Roti tanpa tepung yang cukup, mungkin akan mengembang, tapi akan kosong dan hambar. Begitu pula ilmu tanpa adab: terlihat besar tapi hanya sekadar “pengisi,” tidak membuat anak-anak menjadi manusia seutuhnya.

 Harapan

kompasiana.com
Kehilangan adab pada murid-murid sekarang bukan kegagalan guru  atau orang tua . Ini adalah kegagalan bersama dalam menanamkan nilai-nilai yang mendasar bagi peradaban bangsa 

Ketika pendidikan adab dibangun kembali, anak-anak tak hanya menjadi pintar dan cerdas, tapi juga berbudi, tahu rasa hormat, berani menuntut dan paham akan tanggungjawab, serta mengerti bagaimana menjadi bagian yang baik dari masyarakat.
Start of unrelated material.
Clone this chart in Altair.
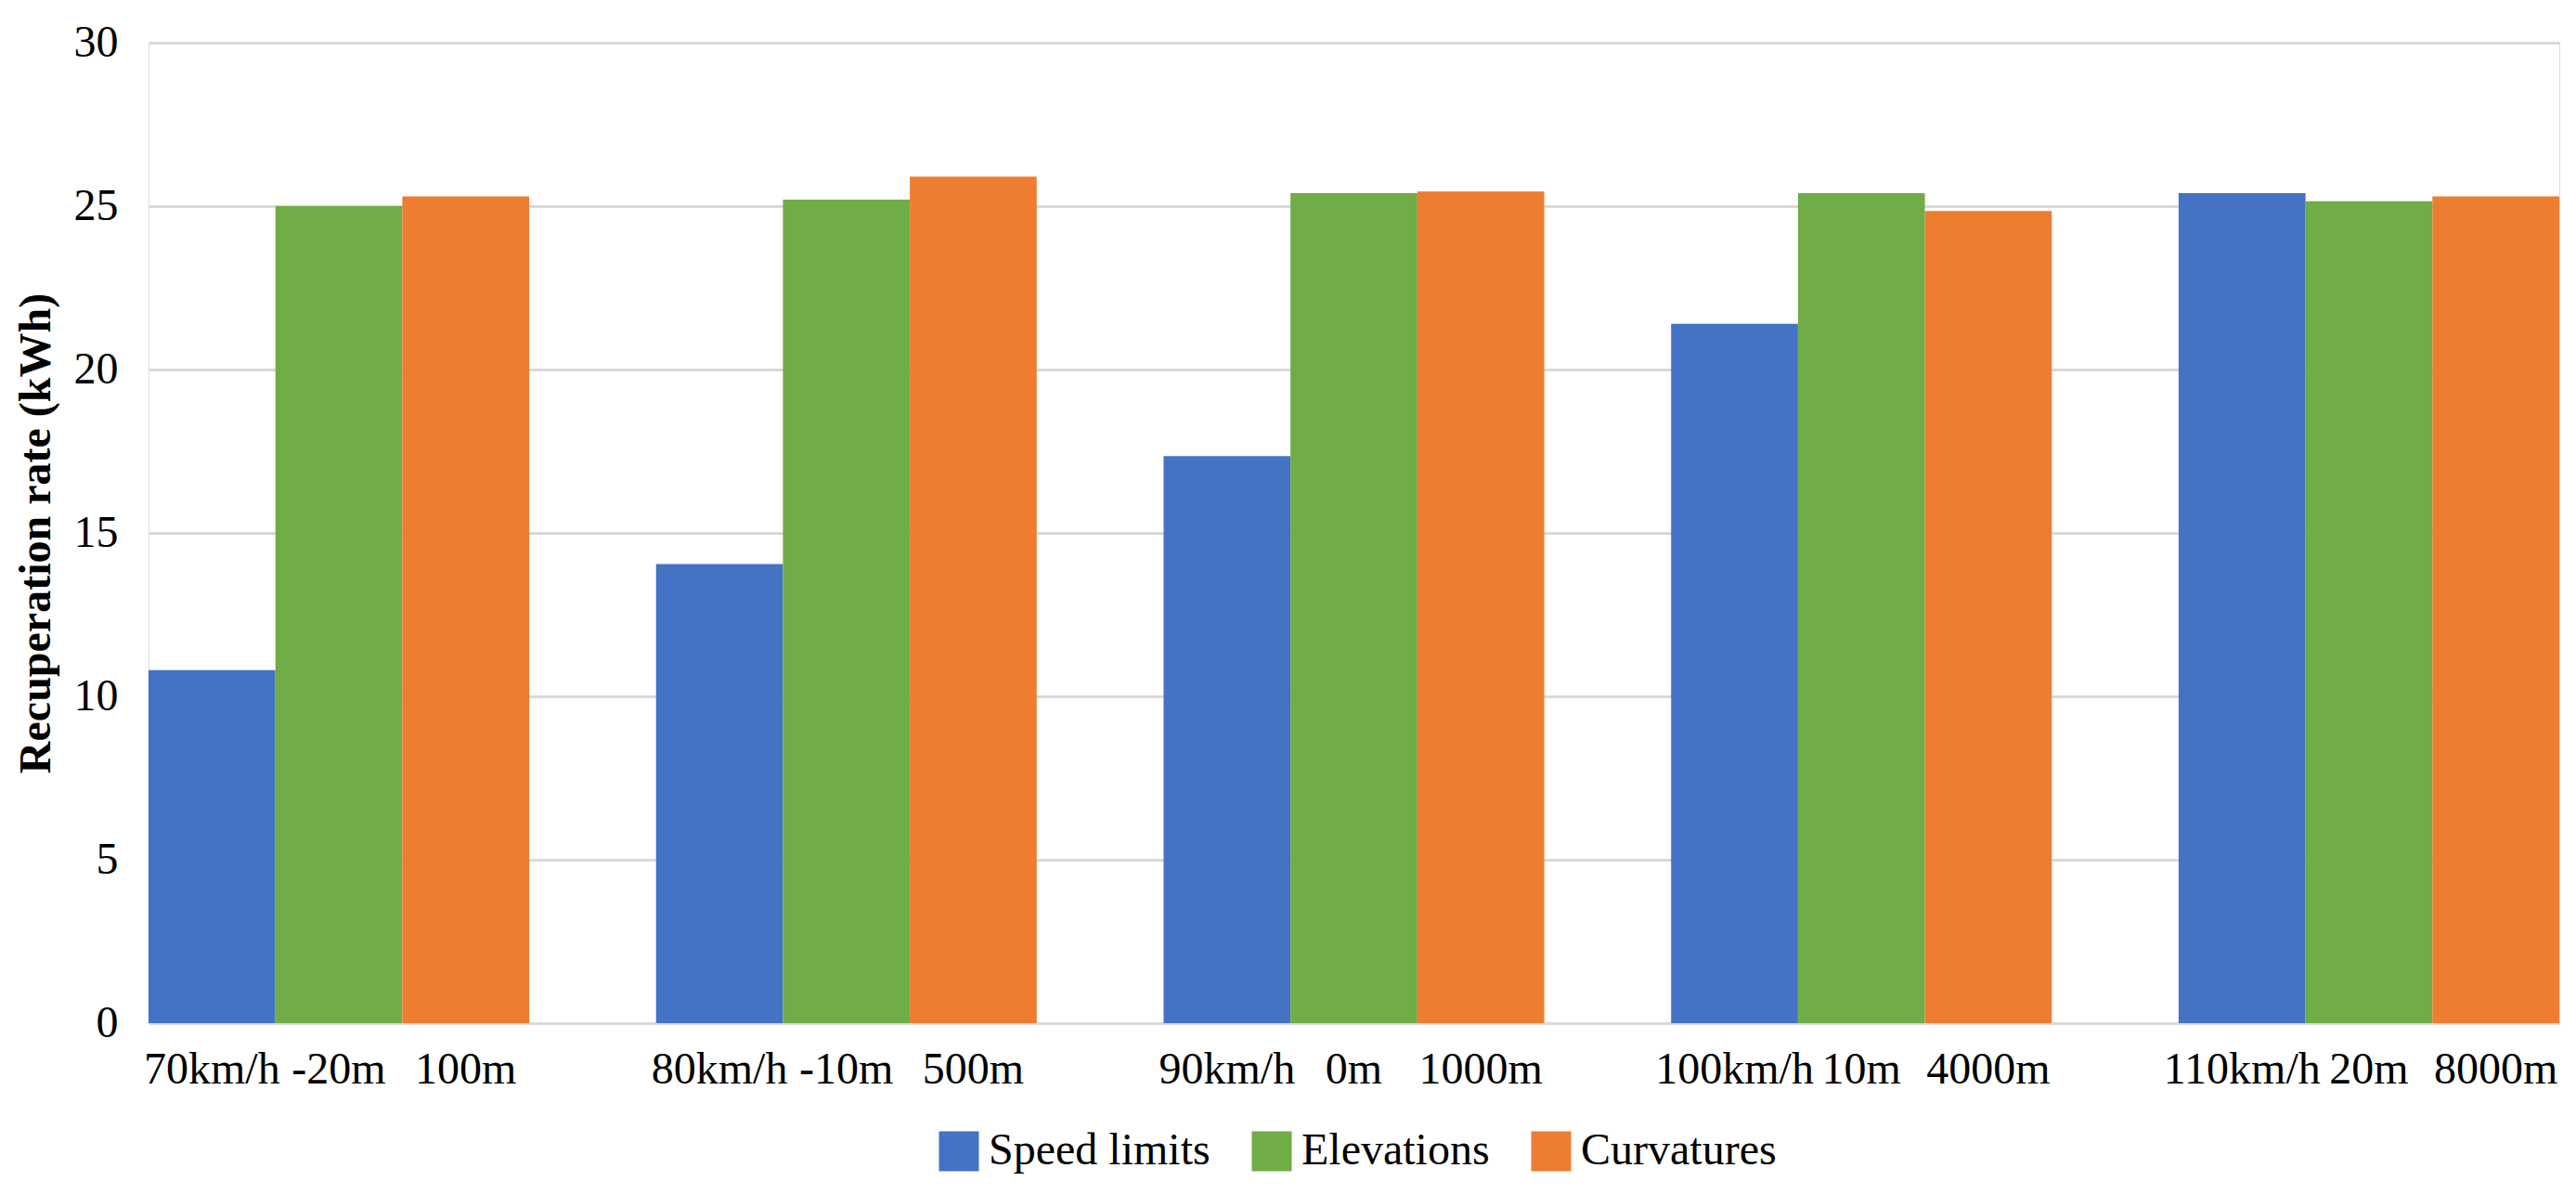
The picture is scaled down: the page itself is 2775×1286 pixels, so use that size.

Mari perbanyak “tepung” adab, agar anak-anak kita tak hanya sekadar “mengembang” dengan ilmu, tetapi benar-benar berisi, bermakna, dan menjadi generasi yang berbobot. Harapan kita, anak bersekolah bukan hanya mengejar angka angka yang sering kali salah disebut sebagai nilai. 

Tetapi lembaga dan institusi sekolah harus menjadi agen perubahan, dan agen peradaban yang  menjadikan anak anak bisa :Tumbuh Tangguh dan Terhormat. Karena akhlaq yang terjaga, dan karakter yang di terbina, akan menjadi berlian yang tak ternilai harga nya.